Even as the Central Electricity Regulatory Commission (CERC) allowed Delhi’s power distribution company BSES to approach the Union power ministry for de-allocating 621 mega-watt (MW) of electricity supply from NTPC’s Dadri-I generating station earlier in the month, the Reliance Infrastructure-led company said on Tuesday that BSES discoms have inked power sale agreements (PSA) with the Solar Energy Corporation of India (SECI) to procure 510 MW of solar and bundled hybrid power.
Hybrid power is a bundled mix of solar and wind-based electricity, and the BSES contract will include 300 MW is solar power and 210 MW hybrid capacity.
The discom will get solar power at Rs 2.44 per unit, and hybrid power will cost it Rs 2.48/unit. The average cost of power from Dadri-1 plant was Rs 6.50/unit, making it one of the costliest power stations providing electricity to the National Capital Region. However, to be sure, renewable energy is intermittent in nature and is not available round the clock. “While solar power will help the discom meet the day peak, the wind-power sourced from the coastal areas is expected to support the night peak demand,” BSES said in a statement. The SECI deal will also help the BSES discoms meet their renewable purchase obligations.
The development also comes at a time when the Union power ministry is coming with a ‘green tariff’ mechanism, which will allow industrial units and businesses across the country to meet their entire power requirement via renewable energy sources via discoms.

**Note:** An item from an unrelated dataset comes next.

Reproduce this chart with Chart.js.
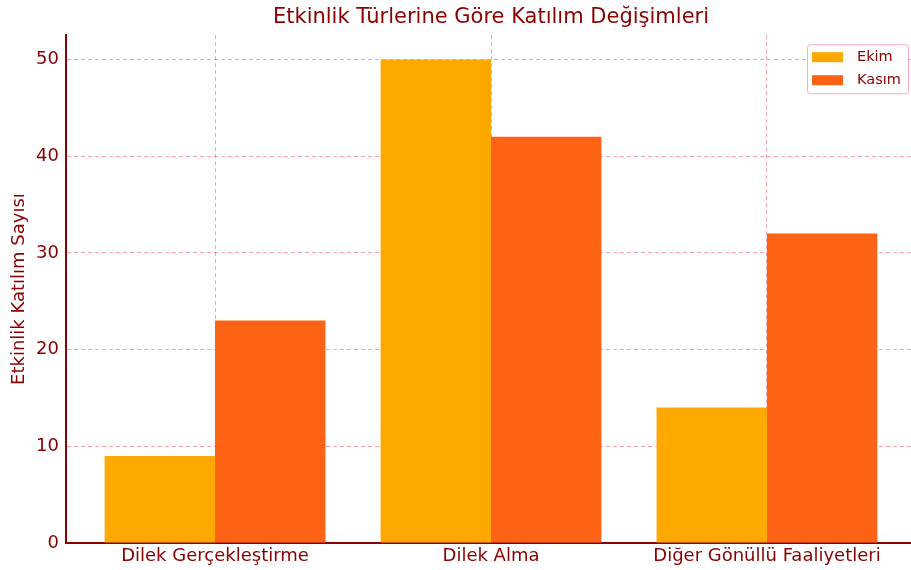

Currently, in most parts of the country, discoms supply power to industries from a common pool created out of purchases that include thermal, hydel, and renewables. The green tariff will the weighted average of the cost of procurement of green energy which will vary from state to state. A provision for a separate green tariff is also seen to reduce the hesitation of discoms in going for power purchase from renewable energy sources, as this mechanism will not impact general tariffs.